__Aim__
Keep every line where the word "this" appears; drop the rest.

__Given entries__
◆ ◆ ◆ ◆

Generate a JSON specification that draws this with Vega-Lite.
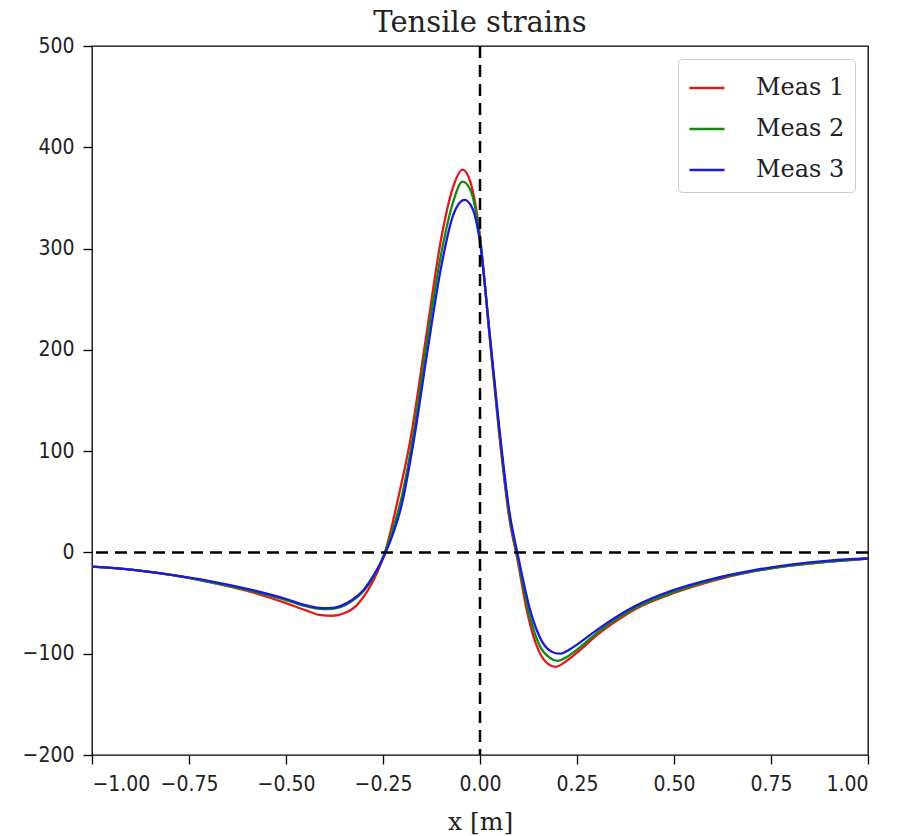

◆ ◆ ◆ ◆

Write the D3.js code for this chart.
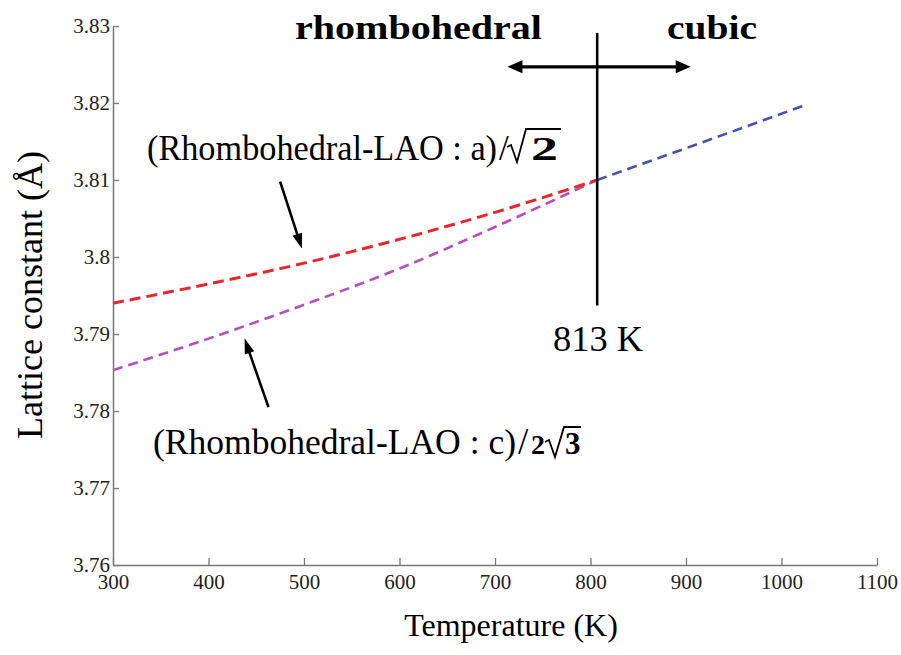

◆ ◆ ◆ ◆

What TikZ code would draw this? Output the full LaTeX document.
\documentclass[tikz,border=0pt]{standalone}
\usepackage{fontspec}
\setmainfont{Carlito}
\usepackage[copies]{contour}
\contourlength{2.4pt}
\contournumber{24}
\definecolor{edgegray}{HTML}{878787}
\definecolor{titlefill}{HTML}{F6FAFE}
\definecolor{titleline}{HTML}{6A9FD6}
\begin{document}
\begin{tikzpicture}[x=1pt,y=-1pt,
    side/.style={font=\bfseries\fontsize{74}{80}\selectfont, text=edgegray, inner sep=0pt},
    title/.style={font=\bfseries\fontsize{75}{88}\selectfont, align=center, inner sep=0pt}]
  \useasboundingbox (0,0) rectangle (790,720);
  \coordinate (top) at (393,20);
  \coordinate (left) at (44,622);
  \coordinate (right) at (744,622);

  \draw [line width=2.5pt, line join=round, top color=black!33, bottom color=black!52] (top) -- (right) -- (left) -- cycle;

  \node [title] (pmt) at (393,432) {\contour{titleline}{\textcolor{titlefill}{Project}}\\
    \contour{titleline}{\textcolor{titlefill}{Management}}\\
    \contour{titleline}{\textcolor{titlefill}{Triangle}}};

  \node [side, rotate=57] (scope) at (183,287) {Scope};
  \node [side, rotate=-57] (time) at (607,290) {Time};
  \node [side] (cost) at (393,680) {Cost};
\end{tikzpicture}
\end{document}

◆ ◆ ◆ ◆

__Solution below__
Generate a JSON specification that draws this with Vega-Lite.
Write the D3.js code for this chart.
What TikZ code would draw this? Output the full LaTeX document.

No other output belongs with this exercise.